The mortgage will be void against the mortgagor, the mortgagee, the liquidator and any other creditors of the firm or third party if it is not registered.
Perfection of pledge over shares: A pledge of shares in a Cyprus company held by a corporate shareholder/pledgor (whether or not a Cyprus company) is not registrable (with some exemptions under Section 90(2)(θ) of the Companies Law). If the pledge is taken over a foreign company’s shares and the pledgor is a Cyprus registered company, the pledge must be registered as a charge with the registrar. A charge that is not duly registered is invalid as against a future liquidator of the legal entity chargor to be perfected and valid against a liquidator of the pledgor.
For a pledge over shares of a Cyprus company to be valid and enforceable, the following formalities set out in the Contract Law (Cap 149) must be met:
- The pledge must be made in writing, signed by the pledgor and the pledgee, and witnessed by at least two witnesses;
- Notice of the pledge must be given by the pledgee to the company whose shares are being pledged;
- A memorandum of the pledge must be entered in the register of members of the company whose shares are being pledged; and
- The company must issue and deliver to the pledgee a certificate executed by the appropriate official of the company confirming the fact of the registration of the pledge in favour of the pledgee.
Perfection of security over intellectual property: According to the Companies Law, any security issued by a company registered in Cyprus, as well as any alterations made in the future, over intellectual property, including a patent or copyright licence, may be registered with the registrar of companies.
Perfection of security over claims, receivables and cash deposits: Security over claims, receivables and cash deposits is perfected through security agreements in writing, and is valid and enforceable if it complies with common law and the statutory rules of contract law.
An equitable charge, assignment, lien or charge can be granted over future property; but a pledge cannot be granted over future property. The pledgor must be the owner, the possessor or a person with an interest in the movable property.
It is possible to create a pledge over any kind of movable property, provided that the provisions of the Contract Law are properly applied.
The perfection requirements in relation to securities or any subsequent amendments created over claims and receivables of a legal entity are set out in the Companies Law. A security over receivables is registrable when it is granted over:
- book debts of a company;
- an undertaking or property of the company, by a way of a floating charge; or
- any other movable property, if created or evidenced by a document where the company retains possession of such property.
Registration does not affect the validity of the security agreement between the contracting parties, but perfects the security and renders it enforceable against any liquidator or creditor of the company.
For equitable securities such as assignments and charges, there is an additional common law perfection requirement.
Perfection of fixed or floating charges over tangible movable property: If the chargor is a Cyprus legal entity, it must register the charge with the registrar of companies. A charge that is not duly registered is invalid as against a future liquidator of the legal entity chargor.

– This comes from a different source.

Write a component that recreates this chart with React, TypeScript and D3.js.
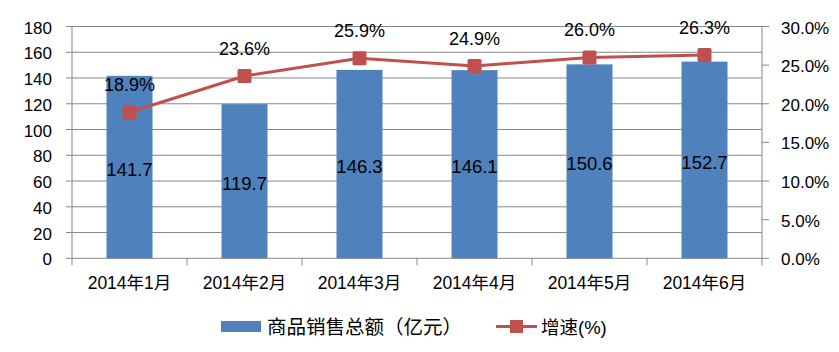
import { useEffect, useRef } from "react";
import * as d3 from "d3";

const months = ["2014年1月", "2014年2月", "2014年3月", "2014年4月", "2014年5月", "2014年6月"];
const sales = [141.7, 119.7, 146.3, 146.1, 150.6, 152.7];
const growth = [18.9, 23.6, 25.9, 24.9, 26.0, 26.3];
const leftTicks = [0, 20, 40, 60, 80, 100, 120, 140, 160, 180];
const rightTicks = [0, 5, 10, 15, 20, 25, 30];

const BLUE = "#4F81BD";
const RED = "#C0504D";
const GRID = "#878787";
const FONT = "'Liberation Sans', Arial, 'Noto Sans CJK SC', sans-serif";

const App = () => {
  const svgRef = useRef<SVGSVGElement>(null);

  useEffect(() => {
    const width = 839,
      height = 352;
    const margin = { top: 26.5, right: 77, bottom: 93.7, left: 72 };
    const innerW = width - margin.left - margin.right;
    const innerH = height - margin.top - margin.bottom;

    const root = d3.select(svgRef.current);
    root.selectAll("*").remove();
    root.attr("width", width).attr("height", height);
    root.append("rect").attr("width", width).attr("height", height).attr("fill", "#fff");

    const g = root.append("g").attr("transform", `translate(${margin.left},${margin.top})`);

    const x = d3.scaleBand().domain(months).range([0, innerW]).paddingInner(0.6).paddingOuter(0.3);
    const xb = d3.scaleBand().domain(months).range([0, innerW]);
    const yL = d3.scaleLinear().domain([0, 180]).range([innerH, 0]);
    const yR = d3.scaleLinear().domain([0, 30]).range([innerH, 0]);

    const label = (
      sel: d3.Selection<SVGGElement, unknown, null, undefined>,
      tx: number,
      ty: number,
      str: string,
      anchor: string,
      size = 17
    ) =>
      sel
        .append("text")
        .attr("x", tx)
        .attr("y", ty)
        .attr("text-anchor", anchor)
        .attr("font-family", FONT)
        .attr("font-size", size)
        .attr("fill", "#000")
        .text(str);

    // gridlines + left ticks
    leftTicks.forEach((t) => {
      g.append("line")
        .attr("x1", -6)
        .attr("x2", innerW)
        .attr("y1", yL(t))
        .attr("y2", yL(t))
        .attr("stroke", GRID)
        .attr("stroke-width", 1);
      label(g, -20, yL(t) + 7, String(t), "end");
    });

    // right axis ticks
    rightTicks.forEach((t) => {
      g.append("line")
        .attr("x1", innerW)
        .attr("x2", innerW + 7)
        .attr("y1", yR(t))
        .attr("y2", yR(t))
        .attr("stroke", GRID);
      label(g, innerW + 19, yR(t) + 7, t.toFixed(1) + "%", "start");
    });

    // axis lines
    g.append("line").attr("x1", 0).attr("x2", 0).attr("y1", 0).attr("y2", innerH).attr("stroke", GRID);
    g.append("line").attr("x1", innerW).attr("x2", innerW).attr("y1", 0).attr("y2", innerH).attr("stroke", GRID);

    // bottom category ticks
    months.forEach((m, i) => {
      const bx = xb(m)!;
      g.append("line")
        .attr("x1", bx)
        .attr("x2", bx)
        .attr("y1", innerH)
        .attr("y2", innerH + 7)
        .attr("stroke", GRID);
      if (i === months.length - 1) {
        g.append("line")
          .attr("x1", innerW)
          .attr("x2", innerW)
          .attr("y1", innerH)
          .attr("y2", innerH + 7)
          .attr("stroke", GRID);
      }
      label(g, bx + xb.bandwidth() / 2, innerH + 30.5, m, "middle", 17.5);
    });

    // bars
    g.selectAll("rect.bar")
      .data(sales)
      .enter()
      .append("rect")
      .attr("class", "bar")
      .attr("x", (_, i) => x(months[i])!)
      .attr("width", x.bandwidth())
      .attr("y", (d) => yL(d))
      .attr("height", (d) => innerH - yL(d))
      .attr("fill", BLUE);

    // bar labels in the middle of each bar
    sales.forEach((d, i) => {
      const cx = xb(months[i])! + xb.bandwidth() / 2;
      label(g, cx, (yL(d) + innerH) / 2 + 9, d.toFixed(1), "middle", 18.5);
    });

    // growth line
    const line = d3
      .line<number>()
      .x((_, i) => xb(months[i])! + xb.bandwidth() / 2)
      .y((d) => yR(d));
    g.append("path")
      .datum(growth)
      .attr("d", line)
      .attr("fill", "none")
      .attr("stroke", RED)
      .attr("stroke-width", 3);

    growth.forEach((d, i) => {
      const cx = xb(months[i])! + xb.bandwidth() / 2;
      g.append("rect")
        .attr("x", cx - 7)
        .attr("y", yR(d) - 7)
        .attr("width", 14)
        .attr("height", 14)
        .attr("rx", 1.5)
        .attr("fill", RED);
      label(g, cx, yR(d) - 21, d.toFixed(1) + "%", "middle", 18);
    });

    // legend
    const lg = root.append("g");
    lg.append("rect").attr("x", 221).attr("y", 321).attr("width", 40).attr("height", 11).attr("fill", BLUE);
    label(lg, 267, 333.5, "商品销售总额（亿元）", "start", 19.5);
    lg.append("line")
      .attr("x1", 496)
      .attr("x2", 537)
      .attr("y1", 326.5)
      .attr("y2", 326.5)
      .attr("stroke", RED)
      .attr("stroke-width", 3);
    lg.append("rect").attr("x", 510).attr("y", 320).attr("width", 13).attr("height", 13).attr("fill", RED);
    label(lg, 541, 333.5, "增速(%)", "start", 18.5);
  }, []);

  return (
    <div style={{ position: "absolute", left: 0, top: 0 }}>
      <svg ref={svgRef} width="839" height="352" style={{ display: "block" }}></svg>
    </div>
  );
};

export default App;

Perfection of liens over tangible movable property: Usually, liens are taken over goods that are being transported. The lien gives the holder the right only to retain the debtor’s property until payment and does not include a right of sale. The carrier’s lien (the right to retain possession of the goods) is then extinguished on it receiving payment for the transport costs. Liens can arise under common law or equitable principles with no formalities being observed, although a contract may explicitly provide for a lien.

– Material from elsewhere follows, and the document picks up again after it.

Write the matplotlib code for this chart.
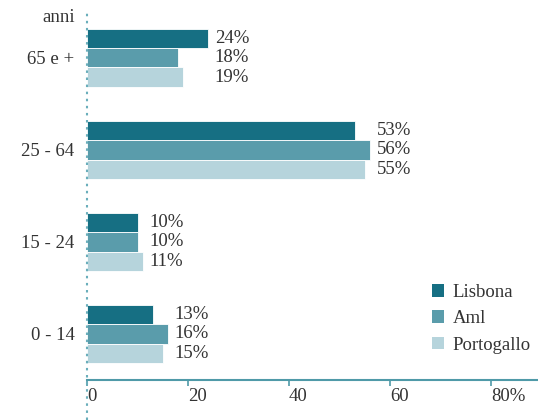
import numpy as np
import matplotlib.pyplot as plt
from matplotlib.lines import Line2D
from matplotlib.patches import Patch

# Popolazione per classe di età (%)
classi = ['0 - 14', '15 - 24', '25 - 64', '65 e +']
lisbona = [13, 10, 53, 24]
aml = [16, 10, 56, 18]
portogallo = [15, 11, 55, 19]
serie = ['Lisbona', 'Aml', 'Portogallo']
colori = ['#166f83', '#5a9cab', '#b6d4dc']
xticks = [0, 20, 40, 60, 80]
xlabels = ['0', '20', '40', '60', '80%']

plt.rcParams['font.family'] = ['Liberation Serif', 'DejaVu Serif']
testo = '#333333'
asse = '#4f9aa8'
fs = 13.5

fig = plt.figure(figsize=(5.38, 4.2), dpi=100)
ax = fig.add_axes([87 / 538, 40 / 420, 451 / 538, 359 / 420])

y = np.arange(len(classi))
h = 0.21
valori = [lisbona, aml, portogallo]
for i, (vals, col) in enumerate(zip(valori, colori)):
    ax.barh(y + (1 - i) * h, vals, height=h, color=col, edgecolor='white',
            linewidth=0.6, label=serie[i])

# etichette dei valori, allineate a destra della barra più lunga del gruppo
for j in range(len(classi)):
    xmax = max(lisbona[j], aml[j], portogallo[j])
    for i, vals in enumerate(valori):
        ax.text(xmax + 1.3, y[j] + (1 - i) * h, f'{vals[j]}%', ha='left',
                va='center', fontsize=fs, color=testo)

ax.set_xlim(0, 89.3)
ax.set_ylim(-0.5, 3.4)
ax.set_yticks(y)
ax.set_yticklabels(classi, fontsize=fs, color=testo)
ax.set_xticks(xticks)
ax.set_xticklabels(xlabels, fontsize=fs, color=testo, ha='left')
ax.tick_params(axis='y', length=0, pad=9)
ax.tick_params(axis='x', length=4, width=1.2, color=asse, pad=2)

for s in ['top', 'right', 'left']:
    ax.spines[s].set_visible(False)
ax.spines['bottom'].set_color(asse)
ax.spines['bottom'].set_linewidth(1.5)

# linea tratteggiata dello zero su tutta l'altezza
fig.add_artist(Line2D([87 / 538, 87 / 538], [0, 1 - 10 / 420],
                      transform=fig.transFigure, color='#6aaebb',
                      linestyle=(0, (1.2, 2.2)), linewidth=1.5))

fig.text(75 / 538, 1 - 18 / 420, 'anni', ha='right', va='center',
         fontsize=fs, color=testo)

maniglie = [Patch(facecolor=c, edgecolor='none') for c in colori]
leg = ax.legend(maniglie, serie, loc='upper left',
                bbox_to_anchor=(415 / 538, 1 - 267 / 420),
                bbox_transform=fig.transFigure, frameon=False,
                handlelength=0.65, handleheight=0.65, handletextpad=0.45,
                labelspacing=0.5, fontsize=fs)
for t in leg.get_texts():
    t.set_color(testo)

fig.savefig('out.png', dpi=100)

Perfection of ship mortgages: A registered ship or a share therein may be made a security for a loan or other valuable consideration, and the instrument creating the security. On the production of such instrument, the General Director of the Shipping Deputy Ministry will record it in the Register of Ships.
There will be attached to any such instrument of mortgage a deed of covenants agreed between the parties and dealing with any matter relating to the mortgage, including the following:
- the mode of payment of interest and the repayment of principal;
- insurances and renewals thereof and the application of policy money;
- limitations on employment of the ship;
- a definition of ‘default’ upon which statutory or other powers may be exercised;
- the powers exercisable by the mortgagee, including the power to take possession of the ship, assume its management and sell the ship by private deal; and
- any other matter ancillary or incidental thereto.

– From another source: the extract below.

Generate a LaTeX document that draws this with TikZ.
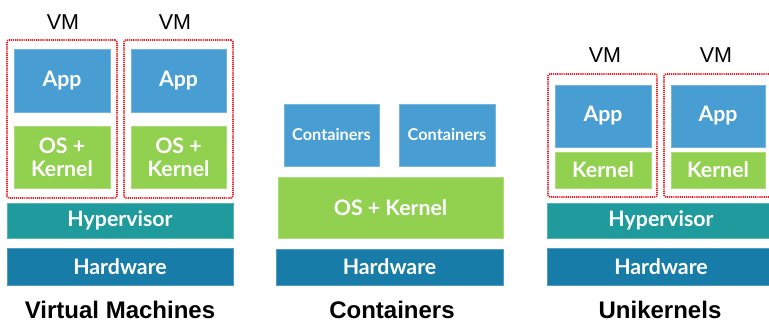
\documentclass[tikz,border=0pt]{standalone}
\usepackage{fontspec}
\setmainfont{Liberation Sans}
\newfontfamily\boxfont{Lato}
\definecolor{appblue}{RGB}{72,158,210}
\definecolor{osgreen}{RGB}{146,208,80}
\definecolor{hypteal}{RGB}{32,155,157}
\definecolor{hwblue}{RGB}{24,124,168}
\definecolor{vmred}{RGB}{238,30,35}
\tikzset{
  blk/.style={draw=#1!75!white, line width=0.8pt, fill=#1, text=white,
    inner sep=0pt, align=center, font=\boxfont\bfseries\fontsize{21.3}{21.3}\selectfont},
  appbox/.style={blk=appblue},
  osbox/.style={blk=osgreen, font=\boxfont\bfseries\fontsize{21.3}{23}\selectfont},
  hypbox/.style={blk=hypteal},
  hwbox/.style={blk=hwblue},
  ctbox/.style={blk=appblue, font=\boxfont\bfseries\fontsize{16.3}{16.3}\selectfont},
  vmframe/.style={draw=vmred, line width=1.6pt, dash pattern=on 1.2pt off 0.9pt,
    rounded corners=2pt, inner sep=0pt},
  vmlabel/.style={font=\fontsize{21.5}{21.5}\selectfont, text=black, inner sep=0pt},
  title/.style={font=\bfseries\fontsize{24}{24}\selectfont, text=black, inner sep=0pt,
    anchor=base}
}
\begin{document}
\begin{tikzpicture}[x=1pt, y=-1pt]
\useasboundingbox (0,0) rectangle (769,324);
\clip (0,0) rectangle (769,324);
\fill[white] (0,0) rectangle (769,324);

% ---- Virtual machines ----
\node[vmframe, minimum width=110pt, minimum height=158pt] (vmA) at (62,119) {};
\node[vmframe, minimum width=109pt, minimum height=158pt] (vmB) at (178.5,119) {};
\node[vmlabel] (vmAl) at (63,22) {VM};
\node[vmlabel] (vmBl) at (175,22) {VM};
\node[appbox, minimum width=96pt, minimum height=63pt] (appA) at (62,80.5) {App};
\node[appbox, minimum width=95pt, minimum height=63pt] (appB) at (178.5,80.5) {App};
\node[osbox, minimum width=96pt, minimum height=62pt] (osA) at (62,157) {OS +\\Kernel};
\node[osbox, minimum width=95pt, minimum height=62pt] (osB) at (178.5,157) {OS +\\Kernel};
\node[hypbox, minimum width=226pt, minimum height=35pt] (hypA) at (120,220.5) {Hypervisor};
\node[hwbox, minimum width=226pt, minimum height=37pt] (hwA) at (120,266.5) {Hardware};
\node[title] (tA) at (120,318.5) {Virtual Machines};

% ---- Containers ----
\node[ctbox, minimum width=95pt, minimum height=62pt] (ctA) at (331.5,135) {Containers};
\node[ctbox, minimum width=96pt, minimum height=62pt] (ctB) at (447,135) {Containers};
\node[osbox, minimum width=225pt, minimum height=61pt] (osC) at (390.5,207.5) {OS + Kernel};
\node[hwbox, minimum width=227pt, minimum height=36pt] (hwC) at (389.5,267) {Hardware};
\node[title] (tC) at (392,318.5) {Containers};

% ---- Unikernels ----
\node[vmframe, minimum width=109pt, minimum height=123pt] (ukA) at (602.5,135.5) {};
\node[vmframe, minimum width=111pt, minimum height=123pt] (ukB) at (719.5,135.5) {};
\node[vmlabel] (ukAl) at (605,55) {VM};
\node[vmlabel] (ukBl) at (716,55) {VM};
\node[appbox, minimum width=96pt, minimum height=62pt] (appU) at (603,116) {App};
\node[appbox, minimum width=94pt, minimum height=62pt] (appV) at (718,116) {App};
\node[blk=osgreen, minimum width=96pt, minimum height=36pt] (kU) at (603,170) {Kernel};
\node[blk=osgreen, minimum width=94pt, minimum height=36pt] (kV) at (718,170) {Kernel};
\node[hypbox, minimum width=228pt, minimum height=35pt] (hypU) at (661,220.5) {Hypervisor};
\node[hwbox, minimum width=228pt, minimum height=37pt] (hwU) at (661,266.5) {Hardware};
\node[title] (tU) at (660,318.5) {Unikernels};
\end{tikzpicture}
\end{document}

Mortgages will be recorded by the General Director of the Shipping Deputy Ministry in the order in which they are presented to him for this purpose. The General Director of the Shipping Deputy Ministry will issue a memorandum confirming that each mortgage has been recorded by him, stating the time and date on which this occurred.
Stamp duty: Stamp duty is imposed on agreements and ancillary documents pertaining to property or proprietary rights located in Cyprus or matters to be performed in Cyprus, regardless of where the document is signed (with some exceptions). Although the payment of stamp duty is not a requirement for perfection, it is necessary, among other things, in order for the document to be enforced in Cyprus courts.